26th March 2018

The internet and technology have created countless opportunities and advances that few people could have imagined 30 years ago. Email has made it possible for people on opposite sides of the world to communicate in seconds, search engines have enabled people to answer nearly any question imaginable in mere minutes, and smart phones have allowed people to be connected to news, pop culture and the internet wherever they go. With all these advances also comes drawbacks. Cyberattacks, hacking and stealing of personal information have become rampant problems in this digital age. The Australian Government has recently enacted new laws to make data breaches more transparent.

The Notifiable Data Breaches Scheme: What is it?

The Australian Government summarised the Notifiable Data Breaches Scheme as the following:

The Notifiable Data Breaches (NDB) scheme under Part IIIC of the Privacy Act 1988 (Privacy Act) established requirements for entities in responding to data breaches.

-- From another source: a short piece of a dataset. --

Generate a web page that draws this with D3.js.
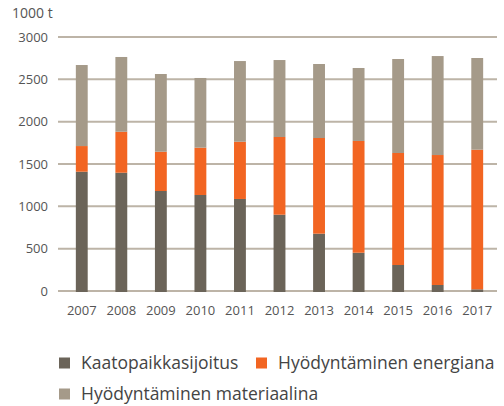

Entities have data breach notification obligations when a data breach is likely to result in serious harm to any individuals whose personal information is involved in the breach.

The NBD applies to agencies, organisations, health service providers, accountants, credit reporting bodies, and businesses and non-profits with an annual turnover of $3 million or more. If the confidential documents or database of any of these organisations is breached by an unauthorized hacker or person, the organisation must notify the individual whose personal information was accessed without permission. What’s more, the notification must recommend steps the individual should take in regards to the breach and the Australian Information Commissioner must also be notified.

It is worth noting that the Australian government points out that the notification should take place only if the breach could cause serious harm. The government therefore recommends organisations and agencies to be prepared to quickly assess the degree of harm that is likely to result from the breach.

How does this affect accountants?

Accountants store a large amount of their clients’ personal information. If a potentially harmful breach of that information occurs, the accountant will be obligated to notify all the individuals whose information was stolen. This can result in a number of negative consequences for the accountant. Not only could such a breach embarrass an accountant and damage his or her reputation, but rectifying the situation could also be costly and time consuming. A breach could occur by accidently mailing a tax return to the wrong email recipient or a hack to an accountant’s local server. Failing to meet NBD obligations can result in an $1.8 million fine.

To prevent a breach, it is recommended to offer security awareness training to all employees, perform regular security scans against every system in an organisation’s network, and keep all security software up to date.

If an organisation’s confidential files are accessed without authorisation, a statement about the breach can be lodged to the Commissioner via this Notifiable Data Breach Form.